Sur la place du Bourdon, une table, quelques chaises, deux becs de gaz. Carina s’affaire. Le matin, elle fait la soupe, l’après-midi, des crêpes. On s’assied, on mange, on devise. Carina est comédienne. Elle joue avec les passants qui veulent bien lui emboîter le pas. Un couple lui apporte des épices marocaines et lui donne la recette, quelques uns mangent, repartent, puis reviennent… Plus loin, d’autres comédiens de la compagnie « Arts nomade » ont installé qui un salon, qui une salle de bains, qui une coiffeuse, toujours sur un tapis d’herbe fraîche, et toujours avec le souci de rencontres autres, d’humour et de rêve.
C’était le dernier week-end de septembre.
Une fête de quartier pas banale, parce que c’est une première, avec « Plein la rue ». L’Eden, avec l’aide de l’Agence Culturelle de Sambraisie, a voulu faire la fête chez lui, avec ses voisins, et en collaboration avec les associations, nombreuses, installées dans le coin. Une fête tournée vers le quartier, avec la volonté de rencontrer, enfin, ai-je envie de dire, les habitants sur leur lieu de vie.

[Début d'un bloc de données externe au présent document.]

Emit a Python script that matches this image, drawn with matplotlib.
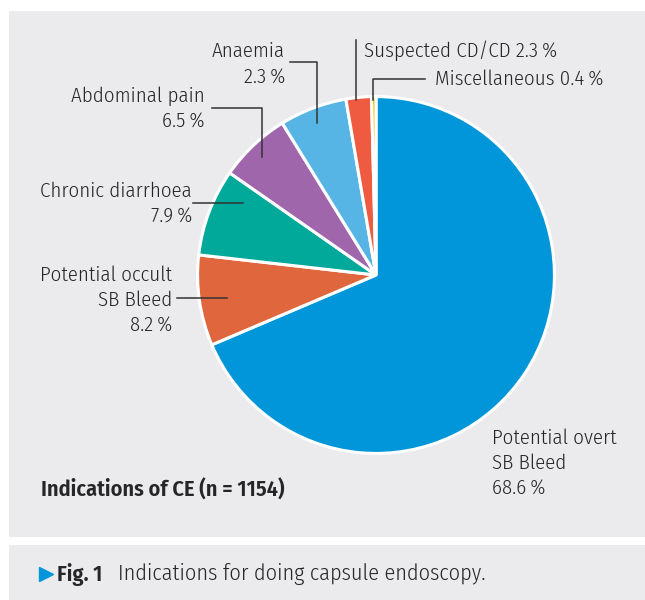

Mais quel est-il ce quartier ? En prémices, j’ai rencontré pour Sambraisie, un mois durant, ceux qui y vivent. Ils m’ont raconté leur histoire, celle du quartier, ils ont posé leurs questions, exprimé leurs désirs, leurs rancoeurs, leurs espoirs. Tout cela a servi de base aux comédiens, ils ont pu là-dessus broder, approfondir, explorer ; une expo de textes et photos a renvoyé un retour aux habitants et visiteurs, un petit journal a été largement distribué.
Trois jours durant, donc, fête. Apéritif urbain, vendredi soir, à l’Institut St Joseph, préparé par les étudiants et animé par les djembés de « Togoviwo », une association qui est installée rue de France. Magnifique concert de Karil Baggili le soir. Et le samedi, sous le soleil, toutes ces animations pour petits et grands, des expos, un dédale, des contes, des concerts de métal et de hip hop, avant le bal populaire sur la place du Bourdon. Pendant ce temps, l’artiste Loeïz Le Guillerm « emballait » l’Eden dans une structure de tubulures qui est un beau poème éphémère, et à laquelle chacun pouvait participer. Il avait auparavant métamorphosé les murs de l’Eden les cachant, les révélant, à travers ses constructions de carton. Et puis, en final, le concert de la Manouch’Banda…
Durant ces trois jours, je me suis promenée là-dedans avec plaisir, à en oublier le parcoville encombré de déchets, les trottoirs éventrés, les fenêtres muettes, la place du Bourdon si tristounette et si mal conçue. Et les gens du quartier qui y sont venus y ont vécu leurs rues et leurs voisins autrement. Une première. Un début. Sans grand flonflons, mais avec du cœur, avec le souci de rencontrer les gens là où ils sont, de les faire participer à cet Eden, à ces associations qu’ils ne connaissaient parfois pas, de leur en ouvrir les portes, de leur donner envie… De leur montrer leur quartier autre, vivant, empreint de rencontres et de solidarité, de dépasser les clivages, d’apprécier la richesse de leur multiculturalité. Et de poursuivre… Car eux, les habitants, ils ont à dire… Evidemment, on ne fait pas le portrait d’un quartier en quelques mots, en quelques pages, en quelques semaines… On ne noue pas de liens profonds en quelques rencontres et en une fête…
Mais Céline Lefebvre et Laure Houben ont bien l’intention de poursuivre.